Chavez launches national police in violent Venezuela

CARACAS,  (Reuters) – Venezuela yesterday launched  the first part of a national police force intended to end  widespread police corruption in the South American nation,  which has one of the world’s highest murder rates.

Polls show the high crime rate is the population’s main  concern in the oil exporting nation, where about 14,000 people  are murdered each year.

The new uniformed police force will operate initially in  one poor neighborhood in the capital Caracas, but will be  rolled out nationally in coming months.
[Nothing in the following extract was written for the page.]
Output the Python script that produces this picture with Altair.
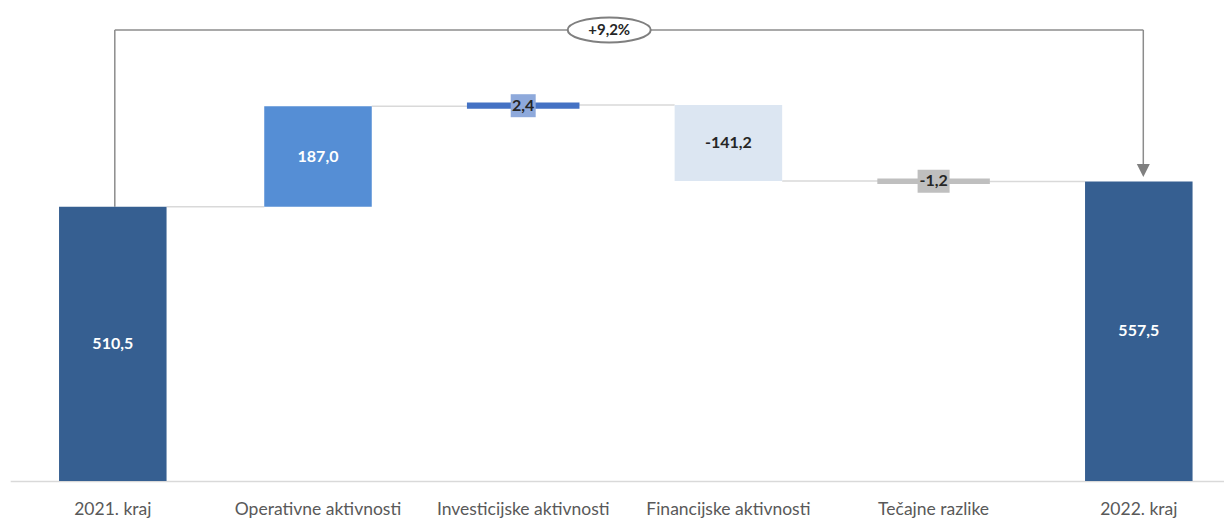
import altair as alt
import pandas as pd

# ---- data ----
categories = ["2021. kraj", "Operativne aktivnosti", "Investicijske aktivnosti",
              "Financijske aktivnosti", "Tečajne razlike", "2022. kraj"]
values = [510.5, 187.0, 2.4, -141.2, -1.2, 557.5]
kinds = ["total", "delta", "delta", "delta", "delta", "total"]
bar_colors = ["#365F91", "#558ED5", "#4472C4", "#DCE6F2", "#BFBFBF", "#365F91"]
label_colors = ["#FFFFFF", "#FFFFFF", "#262626", "#262626", "#262626", "#FFFFFF"]
box_colors = ["#FFFFFF", "#FFFFFF", "#8EA9DB", "#FFFFFF", "#BFBFBF", "#FFFFFF"]

# ---- build waterfall table ----
rows = []
level = 0.0
for i, (c, v, k) in enumerate(zip(categories, values, kinds)):
    if k == "total":
        start, end = 0.0, v
    else:
        start, end = level, level + v
    level = end
    lab = f"{v:.1f}".replace(".", ",")
    rows.append(dict(cat=c, value=v, kind=k, start=start, end=end,
                     mid=(start + end) / 2, label=lab,
                     nxt=categories[i + 1] if i + 1 < len(categories) else "",
                     small=bool(abs(v) < 10),
                     bcol=bar_colors[i], lcol=label_colors[i], xcol=box_colors[i]))
df = pd.DataFrame(rows)

pct = (values[-1] / values[0] - 1) * 100
pct_label = ("+" if pct >= 0 else "") + f"{pct:.1f}".replace(".", ",") + "%"
ANNOT_Y = 839.7
ARROW_END = 586.5
ARROW_TIP = 578.0

FONT = "Lato"
HALF_BAND = 53.75
x_scale = alt.Scale(domain=categories, range=[2.2, 1233.4],
                    paddingInner=0.476, paddingOuter=0.238)
y_scale = alt.Scale(domain=[0, 880.6], nice=False, zero=True)

X = alt.X("cat:N", scale=x_scale, sort=categories,
          axis=alt.Axis(title=None, labelAngle=0, ticks=False, labelPadding=19,
                        labelFont=FONT, labelFontSize=17.5, labelColor="#595959",
                        domainColor="#D9D9D9", domainWidth=1.5, grid=False))
Y = lambda f: alt.Y(f, scale=y_scale, axis=None)

base = alt.Chart(df)

connectors = base.transform_filter("datum.nxt != ''").mark_rule(
    color="#D9D9D9", strokeWidth=1.5, xOffset=HALF_BAND, x2Offset=-HALF_BAND).encode(
    x=X, x2="nxt:N", y=Y("end:Q"))

bars = base.mark_bar().encode(
    x=X,
    y=Y("start:Q"),
    y2="end:Q",
    color=alt.Color("bcol:N", scale=None),
    stroke=alt.Stroke("bcol:N", scale=None),
    strokeWidth=alt.condition("datum.small", alt.value(5), alt.value(0)),
)

boxes = base.transform_filter("datum.small").mark_tick(thickness=23, opacity=1).encode(
    x=X,
    y=Y("mid:Q"),
    color=alt.Color("xcol:N", scale=None),
    size=alt.condition("datum.value < 0", alt.value(32), alt.value(25)),
)

labels = base.mark_text(font=FONT, fontSize=16, fontWeight="bold",
                        baseline="middle", align="center").encode(
    x=X,
    y=Y("mid:Q"),
    text="label:N",
    color=alt.Color("lcol:N", scale=None),
)

ann = pd.DataFrame([dict(a=categories[0], b=categories[-1], top=ANNOT_Y,
                         lo=values[0], hi=ARROW_END, tip=ARROW_TIP,
                         mid=categories[2], txt=pct_label)])
abase = alt.Chart(ann)
gray = "#8C8C8C"
h_line = abase.mark_rule(color=gray, strokeWidth=1.5, xOffset=2, x2Offset=4.5).encode(
    x=alt.X("a:N", scale=x_scale), x2="b:N", y=Y("top:Q"))
l_line = abase.mark_rule(color=gray, strokeWidth=1.5, xOffset=2).encode(
    x=alt.X("a:N", scale=x_scale), y=Y("top:Q"), y2="lo:Q")
r_line = abase.mark_rule(color=gray, strokeWidth=1.5, xOffset=4.5).encode(
    x=alt.X("b:N", scale=x_scale), y=Y("top:Q"), y2="hi:Q")
arrow = abase.mark_point(shape="M-1,-1 L1,-1 L0,1 Z", filled=True, color="#808080",
                         size=169, opacity=1, xOffset=4.5).encode(
    x=alt.X("b:N", scale=x_scale), y=Y("tip:Q"))
ellipse_path = ("M-1,0 C-1,-0.1657 -0.5523,-0.3 0,-0.3 C0.5523,-0.3 1,-0.1657 1,0 "
                "C1,0.1657 0.5523,0.3 0,0.3 C-0.5523,0.3 -1,0.1657 -1,0 Z")
ellipse = abase.mark_point(shape=ellipse_path, filled=False, fill="#FFFFFF", fillOpacity=1,
                           stroke="#7F7F7F", strokeWidth=2, size=6889, opacity=1,
                           xOffset=86).encode(
    x=alt.X("mid:N", scale=x_scale), y=Y("top:Q"))
ell_text = abase.mark_text(font=FONT, fontSize=15, fontWeight="bold", color="#262626",
                           xOffset=86, baseline="middle").encode(
    x=alt.X("mid:N", scale=x_scale), y=Y("top:Q"), text="txt:N")

chart = alt.layer(connectors, h_line, l_line, r_line, arrow, bars, boxes, labels,
                  ellipse, ell_text).properties(
    width=1216, height=473,
    background="#FFFFFF",
    autosize=alt.AutoSizeParams(type="none"),
    padding={"left": 0, "top": 0, "right": 0, "bottom": 40},
).configure_view(stroke=None)

chart.save("out.html", embed_options={"renderer": "svg", "actions": False})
It is expected to have  5,000 officers by the end of 2010.

“We are going to beat crime with prevention and also with  action,” Chavez, a self-proclaimed socialist revolutionary,  said on his weekly television show, which he dedicated to the  new police force and the prison system.
Chavez, who blames crime on capitalism, has failed to  control soaring murder rates in his decade in power. He will  defend a large legislative majority in September elections and  risks losses if he cannot show progress on problems such as  crime and deteriorating public services.
Venezuela’s current police are divided into hundreds of  municipal and state forces, along with a national investigative  unit and a civil intelligence agency. The army’s National Guard  division also has crime fighting powers.
Rights groups say police officers are responsible for  thousands of “extra-judicial” killings each year. Interior  Minister Tarek El Aissami says up to 20 percent of crimes are  committed by the police.
“This is a police force firm in its defense of human  rights,” Chavez said of the new force, which will have a 2010  budget of about $800 million paid by the president’s office.